Interruptores

Hace unos meses, en otra vida en realidad, tuve que cambiar un interruptor porque, por hache o por be, el anterior había acabado roto (la verdad es que no me gustaba nada aquel modelo). Se trataba de un interruptor que, meses después, descubriría que no volvería a pulsar jamás. 
Este interruptor, sin embargo, es otra de esas muchas cosas que han terminado siendo un aprendizaje, como no podía ser de otra forma, y por eso tuve que ser yo quien cambiara el interruptor (bien es cierto que nadie más lo haría si no, para qué engañarnos a estas alturas).

Para que nos entendamos, ocurría que aquel interruptor encendía una luz de techo y otra de pared por lo que, tanto el original como aquel por el que iba a ser cambiado, eran interruptores dobles. No obstante, debido a mi por entonces desconocimiento sobre la materia, compré el nuevo considerando exclusivamente que a simple vista dispusiera dos interruptores en una sola caja de luz, como así fue.

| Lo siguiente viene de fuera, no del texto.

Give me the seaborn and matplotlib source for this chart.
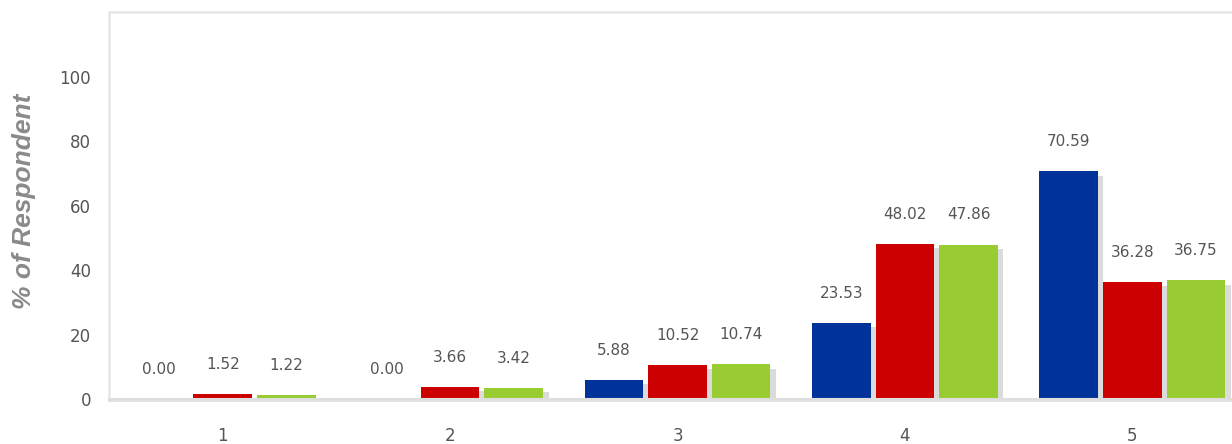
import pandas as pd
import matplotlib.pyplot as plt
import matplotlib.patheffects as pe
import seaborn as sns

# Values
categories = ['1', '2', '3', '4', '5']
series_names = ['Series 1', 'Series 2', 'Series 3']
blue_vals = [0.00, 0.00, 5.88, 23.53, 70.59]
red_vals = [1.52, 3.66, 10.52, 48.02, 36.28]
green_vals = [1.22, 3.42, 10.74, 47.86, 36.75]
colors = ['#003399', '#cc0000', '#99cc33']

rows = []
for name, vals in zip(series_names, [blue_vals, red_vals, green_vals]):
    for cat, v in zip(categories, vals):
        rows.append({'Rating': cat, 'Series': name, 'Percent': v})
df = pd.DataFrame(rows)

sns.set_style('white')
fig = plt.figure(figsize=(12.32, 4.44), dpi=100)
ax = fig.add_axes([109 / 1232, 45 / 444, 1137 / 1232, 387 / 444])

sns.barplot(data=df, x='Rating', y='Percent', hue='Series', order=categories,
            hue_order=series_names, palette=colors, width=0.84, gap=0.08,
            legend=False, ax=ax, saturation=1, linewidth=0)

# soft drop shadow like the original
shadow = [pe.SimplePatchShadow(offset=(4, -3), shadow_rgbFace='#999999', alpha=0.35),
          pe.Normal()]
for p in ax.patches:
    p.set_path_effects(shadow)

for cont in ax.containers:
    ax.bar_label(cont, fmt='%.2f', padding=16, fontsize=11, color='#555555')

ax.set_xlim(-0.5, 4.5)
ax.set_ylim(0, 120)
ax.set_yticks([0, 20, 40, 60, 80, 100])
ax.tick_params(axis='y', length=0, pad=13, labelsize=12, labelcolor='#555555')
ax.tick_params(axis='x', length=0, pad=20, labelsize=12, labelcolor='#555555')
ax.set_xlabel('')
ax.set_ylabel('% of Respondent', fontsize=19, fontweight='bold', style='italic',
              family='Liberation Sans', color='#8a8a8a', va='center')
ax.yaxis.set_label_coords(-0.075, 0.51)

for side in ['left', 'top']:
    ax.spines[side].set_color('#e6e6e6')
    ax.spines[side].set_linewidth(1.8)
ax.spines['right'].set_visible(False)
ax.spines['bottom'].set_color('#dedede')
ax.spines['bottom'].set_linewidth(1.5)
ax.spines['bottom'].set_path_effects([pe.SimpleLineShadow(offset=(0, -1.5), shadow_color='#bbbbbb', alpha=0.4), pe.Normal()])
ax.grid(False)

plt.savefig('out.png', dpi=100)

El día que me dispuse a cambiarlos estaba sola; para mi sorpresa, era en ese estado en el que yo me sentía más útil, puesto que no tenía que sentir vergüenza por ser más útil que nadie a mi alrededor. Saqué mi cajita de destornillador y cabezales intercambiables con imán -a esta sí que la echaré de menos, siendo como va a ser tan poco utilizada- y me dispuse a desatornillar y desmontar el interruptor viejo. No hubo ningún problema.

Y ahí estaba, al desnudo, tres cables blancos, indefinidos, pelados, absurdos. Lo primero que pensé al verlos fue: siendo cada uno tan insulso como los otros dos, cómo voy a saber dónde conecto cuál. Pero ese no era mi problema mayor y realmente el desconocimiento es tan valiente que no pensé, ni por asomo, marcar los cables de algún modo.


Conecté dos y un interruptor encendía una de las luces. Conecté el tercero y el interruptor encendía y apagaba las luces alternativamente. Algo fallaba, había conectado todo, tenía todo aparentemente controlado, colocado en su sitio, los cables parecían estar a gusto en sus correspondientes huecos... Pero algo fallaba. 

Algo estaba siempre encendido, pero también algo estaba siempre apagado. No había oscuridad pero tampoco una luz completa. Ahora la luz del techo sólo podía funcionar si la de la pared estaba apagada y viceversa. Eran luces claramente incompatibles. 

La solución vino en forma de llamada a un experto en esto de los cables, la luz, la electricidad y lo que falla; que siempre falla por algo. Mi labor era encontrar la naturaleza de cada cable, identificar su función, señalar su origen. Pero me faltaba algo. Me faltaba algo que uniera la fuente de energía con la que satisfacer las necesidades de cada interruptor, y que pudieran estar apagados o encendidos ya fuera a la vez o por separado. Armonía dentro de un interruptor doble que deje salir la vida por donde fuera necesario, sin que uno de ellos tuviera que vivir siempre sin el otro.

La solución fue un cable puente, de color gris. Un cable puente chiqutín que no ocupara mucho espacio dentro de la caja del interruptor, porque los cables que ya había allí lo llenaban todo, de manera caótica e insulsa. Ese cable puente lo puso todo en orden. Su origen era desconocido, pero seguro que no procedía del mismo sitio que los otros cables, blancos, acurrucados incómodamente como un bebé no nato de nueve meses.

Y he aquí el aprendizaje: cuando dos cables no pueden funcionar en la misma honda y uno debe apagar para que el otro encienda, no hablamos de un interruptor doble, hablamos de dos interruptores simples. Es necesario encontrar ese cable, de origen desconocido, que lo armonice todo. Y si no hay cable, no puedes volver a usar ese interruptor jamás. Como hice yo.